Responsibility for visitors rests on the members who bring them, but members won’t face consequences if their guests become unruly.

Prices for the upcoming season are: Pre-school residents, $38; pre-school non-resident, $50; pre-school day pass, $4; pre-school with member, $4.

Student resident, $80; student-non-resident, $100; student day pass, $10; and student with member, $8.

Adult resident is $121; adult non-resident, $146; adult day pass, $13; and adult with member, $11.

Family resident will be $220; family non-resident, $270; senior resident, $92; senior non-resident, $113; senior day pass, $6, and senior with member, $6.

Event ordinance

In another matter, Anthony Kilkuskie of South State Street said he had concerns about the borough’s proposed event ordinance.

“What’s the motivation behind it?” Kilkuskie asked.

Borough Manager D. Robert Thompson said the borough’s Special Projects Committee had been working on a food-vendor permit ordinance and decided to draft a more inclusive special events ordinance that would address the permitting process.

The ordinance is for public gatherings if those events require a street closure, or a PennDOT permit to use borough streets, or if alcohol will be on the premises, Thompson said.

In the event of any of those, the event would require borough council approval.

The ordinance is moving toward approval, but hasn’t been adopted yet.

“I was concerned that it would squelch people who want to have an event, but it doesn’t sound as onerous as I thought,” Kilkuskie said.

Ephrata Cares

In other business, Mayor Ralph Mowen informed council of an event planned by Ephrata Cares and Shawn McNichol of the RASE Project.

Ephrata Cares, a group of volunteers and professional business people, have joined to address the opioid problem in the borough and surrounding areas.

The group plans to hold a public event the third Saturday of every month.

On May 19, a Recovery Walk will be held at the Thomas P. Grater Community Park, along with a Recovery Event, Mowen said.

Food vendors will be on the grounds and all activities are free.

Because Ephrata Cares is not a registered organization, they don’t have insurance so organizers are asking the borough to sponsor the event, under the borough’s insurance.

The group is also planning a movie night on July 21 at the Ephrata Recreation Center.
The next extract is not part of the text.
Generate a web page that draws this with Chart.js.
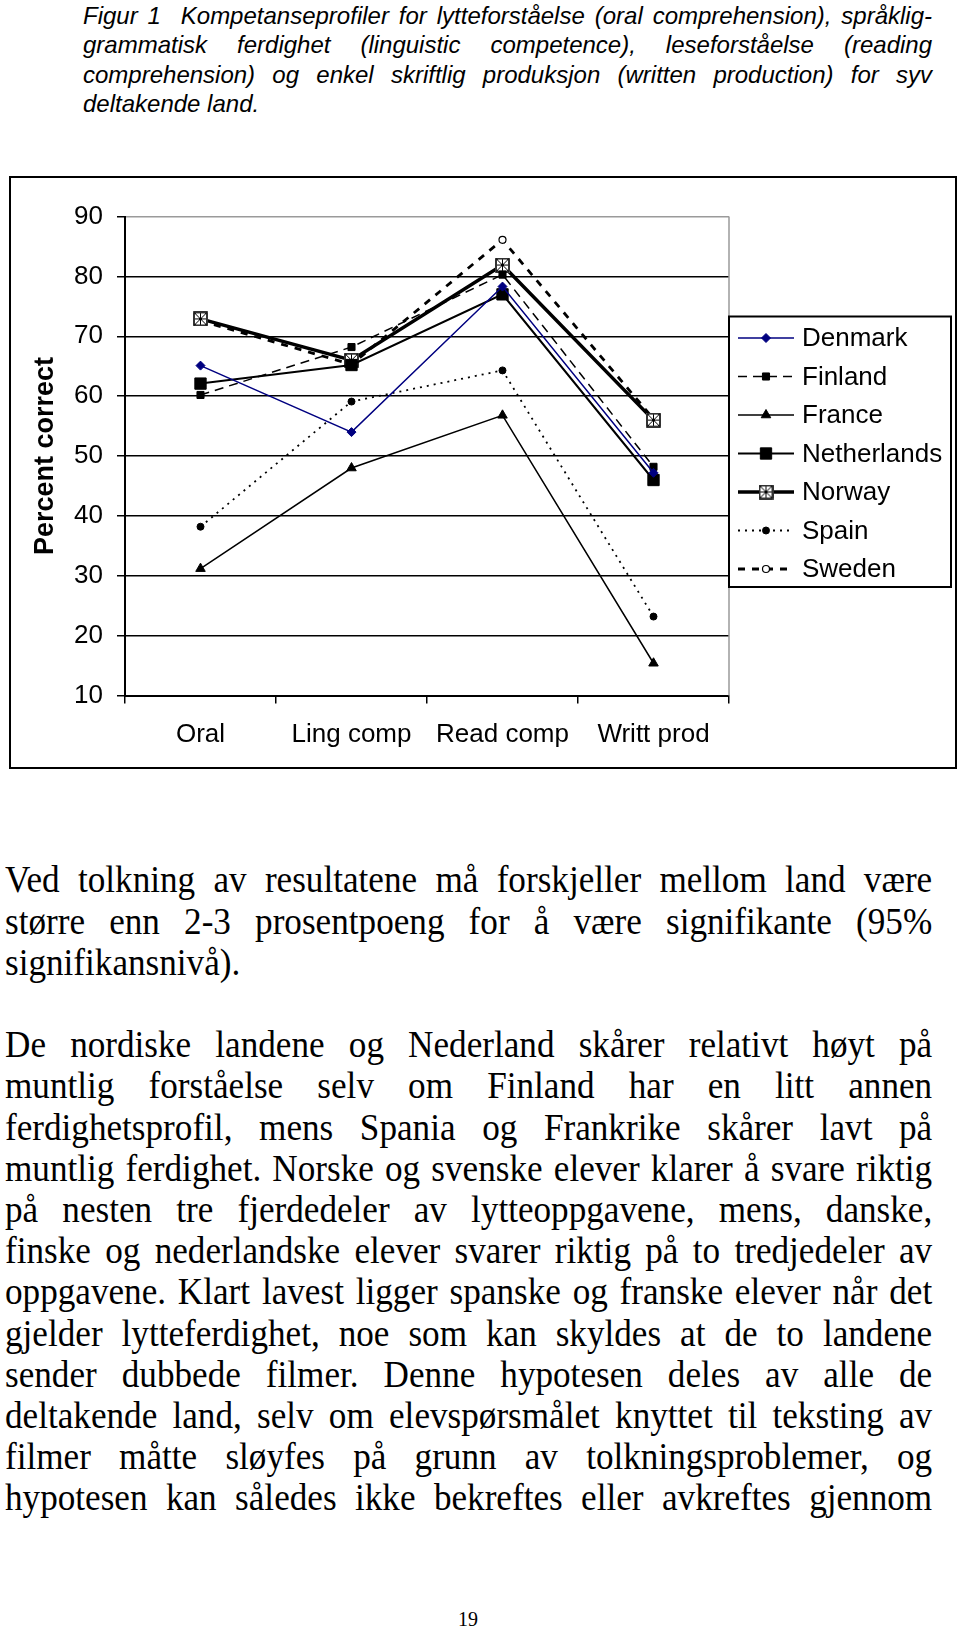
<!DOCTYPE html>
<html lang="no">
<head>
<meta charset="utf-8">
<title>Figur 1 – Kompetanseprofiler</title>
<script src="https://cdn.jsdelivr.net/npm/chart.js@4/dist/chart.umd.min.js"></script>
<style>
  html, body { margin: 0; padding: 0; background: #fff; }
  body { position: relative; width: 960px; height: 1633px; overflow: hidden; color: #000; }
  .caption { position: absolute; left: 83px; top: 1px; width: 849px;
             font: italic 24px/29.4px "Liberation Sans", Arial, sans-serif; }
  .caption div { text-align: justify; text-align-last: justify; }
  .caption div.last { text-align-last: left; }
  .chartbox { position: absolute; left: 9px; top: 176px; width: 948px; height: 593px;
              border: 2px solid #000; box-sizing: border-box; }
  .chartbox canvas { display: block; }
  .text { position: absolute; left: 5px; top: 859.4px; width: 976px;
          transform: scaleX(0.95); transform-origin: 0 0;
          font: 37px/41.2px "Liberation Serif", "Times New Roman", serif; }
  .text div { text-align: justify; text-align-last: justify; }
  .text div.last { text-align-last: left; }
  .pageno { position: absolute; left: 418px; top: 1607px; width: 100px; text-align: center;
            font: 20px/24px "Liberation Serif", "Times New Roman", serif; }
</style>
</head>
<body>

<div class="caption">
  <div>Figur 1&nbsp; Kompetanseprofiler for lytteforståelse (oral comprehension), språklig-</div>
  <div>grammatisk ferdighet (linguistic competence), leseforståelse (reading</div>
  <div>comprehension) og enkel skriftlig produksjon (written production) for syv</div>
  <div class="last">deltakende land.</div>
</div>

<div class="chartbox">
  <canvas id="profileChart" width="944" height="589"></canvas>
</div>

<div class="text">
  <div>Ved tolkning av resultatene må forskjeller mellom land være</div>
  <div>større enn 2-3 prosentpoeng for å være signifikante (95%</div>
  <div class="last">signifikansnivå).</div>
  <div class="last">&nbsp;</div>
  <div>De nordiske landene og Nederland skårer relativt høyt på</div>
  <div>muntlig forståelse selv om Finland har en litt annen</div>
  <div>ferdighetsprofil, mens Spania og Frankrike skårer lavt på</div>
  <div>muntlig ferdighet. Norske og svenske elever klarer å svare riktig</div>
  <div>på nesten tre fjerdedeler av lytteoppgavene, mens, danske,</div>
  <div>finske og nederlandske elever svarer riktig på to tredjedeler av</div>
  <div>oppgavene. Klart lavest ligger spanske og franske elever når det</div>
  <div>gjelder lytteferdighet, noe som kan skyldes at de to landene</div>
  <div>sender dubbede filmer. Denne hypotesen deles av alle de</div>
  <div>deltakende land, selv om elevspørsmålet knyttet til teksting av</div>
  <div>filmer måtte sløyfes på grunn av tolkningsproblemer, og</div>
  <div>hypotesen kan således ikke bekreftes eller avkreftes gjennom</div>
</div>

<div class="pageno">19</div>

<script>
// data (percent correct)
const categories = ['Oral', 'Ling comp', 'Read comp', 'Writt prod'];
const countries = ['Denmark', 'Finland', 'France', 'Netherlands', 'Norway', 'Spain', 'Sweden'];
const denmark = [65.1, 54.0, 78.3, 47.2];
const finland = [60.2, 68.2, 80.3, 48.2];
const france = [31.2, 48.0, 56.8, 15.4];
const netherlands = [62.1, 65.2, 77.0, 46.0];
const norway = [72.9, 66.0, 81.9, 56.0];
const spain = [38.2, 59.1, 64.3, 23.2];
const sweden = [72.6, 65.3, 86.1, 56.2];
const yMin = 10, yMax = 90, yStep = 10;
const yTitle = 'Percent correct';

const FONT = '"Liberation Sans", Arial, sans-serif';
Chart.defaults.font.family = FONT;
Chart.defaults.color = '#000';

// boxed cross marker used for Norway
function boxMarker() {
    const c = document.createElement('canvas');
    c.width = 15; c.height = 15;
    const g = c.getContext('2d');
    g.fillStyle = '#fff';
    g.fillRect(0, 0, 15, 15);
    g.strokeStyle = '#000';
    g.lineWidth = 1.6;
    g.strokeRect(1, 1, 13, 13);
    g.lineWidth = 1;
    g.beginPath();
    g.moveTo(2, 2); g.lineTo(13, 13);
    g.moveTo(13, 2); g.lineTo(2, 13);
    g.moveTo(7.5, 2); g.lineTo(7.5, 13);
    g.moveTo(2, 7.5); g.lineTo(13, 7.5);
    g.stroke();
    return c;
}

function series(label, data, style) {
    return Object.assign({
        label: label,
        data: data,
        borderColor: '#000',
        borderWidth: 1.5,
        borderDash: [],
        pointBackgroundColor: '#000',
        pointBorderColor: '#000',
        pointBorderWidth: 1,
        pointRadius: 4,
        pointHoverRadius: 4,
        tension: 0,
        fill: false
    }, style);
}

const datasets = [
    series(countries[0], denmark, { borderColor: '#000080', pointBackgroundColor: '#000080', pointBorderColor: '#000080', pointStyle: 'rectRot', pointRadius: 4.5 }),
    series(countries[1], finland, { borderDash: [9, 6], pointStyle: 'rect', pointRadius: 5 }),
    series(countries[2], france, { pointStyle: 'triangle', pointRadius: 5.5 }),
    series(countries[3], netherlands, { borderWidth: 2, pointStyle: 'rect', pointRadius: 8 }),
    series(countries[4], norway, { borderWidth: 3.5, pointStyle: boxMarker(), pointRadius: 7.5 }),
    series(countries[5], spain, { borderWidth: 1.8, borderDash: [2, 5], pointStyle: 'circle', pointRadius: 3.5 }),
    series(countries[6], sweden, { borderWidth: 2.8, borderDash: [7, 7], pointStyle: 'circle', pointRadius: 3.5, pointBackgroundColor: '#fff', pointBorderWidth: 1.2 })
];

// gray frame on the right side of the plot area
const plotFrame = {
    id: 'plotFrame',
    beforeDatasetsDraw(chart) {
        const { ctx, chartArea } = chart;
        ctx.save();
        ctx.strokeStyle = '#9a9a9a';
        ctx.lineWidth = 1.5;
        ctx.beginPath();
        ctx.moveTo(chartArea.right, chartArea.top);
        ctx.lineTo(chartArea.right, chartArea.bottom);
        ctx.stroke();
        ctx.restore();
    }
};

// Excel style legend: line sample with marker, boxed, to the right of the plot
const excelLegend = {
    id: 'excelLegend',
    afterDraw(chart) {
        const { ctx, chartArea } = chart;
        const left = chartArea.right, top = chartArea.top + 100, w = 222, h = 270.5;
        ctx.save();
        ctx.fillStyle = '#fff';
        ctx.fillRect(left, top, w, h);
        ctx.strokeStyle = '#000';
        ctx.lineWidth = 2;
        ctx.strokeRect(left, top, w, h);
        chart.data.datasets.forEach((ds, i) => {
            const y = top + 21.5 + i * 38.5;
            ctx.strokeStyle = ds.borderColor;
            ctx.lineWidth = ds.borderWidth;
            ctx.setLineDash(ds.borderDash || []);
            ctx.beginPath();
            ctx.moveTo(left + 9, y);
            ctx.lineTo(left + 65, y);
            ctx.stroke();
            ctx.setLineDash([]);
            ctx.fillStyle = ds.pointBackgroundColor;
            ctx.strokeStyle = ds.pointBorderColor;
            ctx.lineWidth = ds.pointBorderWidth;
            Chart.helpers.drawPoint(ctx, {
                pointStyle: ds.pointStyle, radius: ds.pointRadius, rotation: 0, borderWidth: ds.pointBorderWidth
            }, left + 37, y);
            ctx.fillStyle = '#000';
            ctx.font = '26px ' + FONT;
            ctx.textAlign = 'left';
            ctx.textBaseline = 'middle';
            ctx.fillText(ds.label, left + 73, y + 1);
        });
        ctx.restore();
    }
};

new Chart(document.getElementById('profileChart').getContext('2d'), {
    type: 'line',
    data: { labels: categories, datasets: datasets },
    plugins: [plotFrame, excelLegend],
    options: {
        responsive: false,
        animation: false,
        devicePixelRatio: 1,
        layout: { padding: { top: 38.5, right: 226, bottom: 0, left: 0 } },
        plugins: {
            legend: { display: false },
            tooltip: { enabled: false }
        },
        scales: {
            x: {
                offset: true,
                afterFit: s => { s.height = 71.4; },
                grid: { offset: true, drawOnChartArea: false, drawTicks: true, tickLength: 8, color: '#000', lineWidth: 1.5 },
                border: { display: true, color: '#000', width: 2 },
                ticks: { font: { size: 26 }, padding: 16, maxRotation: 0 }
            },
            y: {
                min: yMin,
                max: yMax,
                afterFit: s => { s.width = 114; },
                grid: {
                    color: c => (c.tick && c.tick.value === yMax) ? '#9a9a9a' : '#000',
                    tickColor: '#000',
                    lineWidth: 1.5,
                    tickLength: 8,
                    drawTicks: true
                },
                border: { display: true, color: '#000', width: 2 },
                ticks: { stepSize: yStep, font: { size: 26 }, padding: 14 },
                title: {
                    display: true,
                    text: yTitle,
                    font: { size: 27, weight: 'bold' },
                    padding: { top: 18, bottom: 0 }
                }
            }
        }
    }
});
</script>
</body>
</html>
The Mayor also cited statistics to council on the severity of the drug problem in Ephrata, indicating the police force administers more Narcan than most other county departments’

“We were one of the first departments to roll out Narcan and have trained officers to give it, and we are making a difference,” said Police Chief William Harvey.

Harvey provided statistics Tuesday that showed in 2017 the department had 28 Narcan cases, with 19 of those being in the borough. Additionally there were seven death by delivery investigations.

Thus far in 2018, they have had four Narcan cases, with two in the borough and are engaged in three death by delivery investigations. The statistics also showed there have been two overdose deaths in the past 10 days.

In another matter, the American Red Cross will be going door-to-door in the borough on Friday, April 27, from 7 a.m. to 2:30 p.m., to install free smoke alarms and provide fire safety information.

One Comment

  1. Rick Plowmaker

    March 7, 2018 at 3:25 pm

    So,. Really NO CHANGES will be made because pool profit IS KEEPING THE ENTIRE RECREATION CENTER AFLOAT. NOT figuring out who THE outsiders are is ridiculous. You could put Donald Trump and you will get in… NOT ENOUGH INCENTIVE TO WASTE MONEY AT HOME. SAD we can’t figure this out.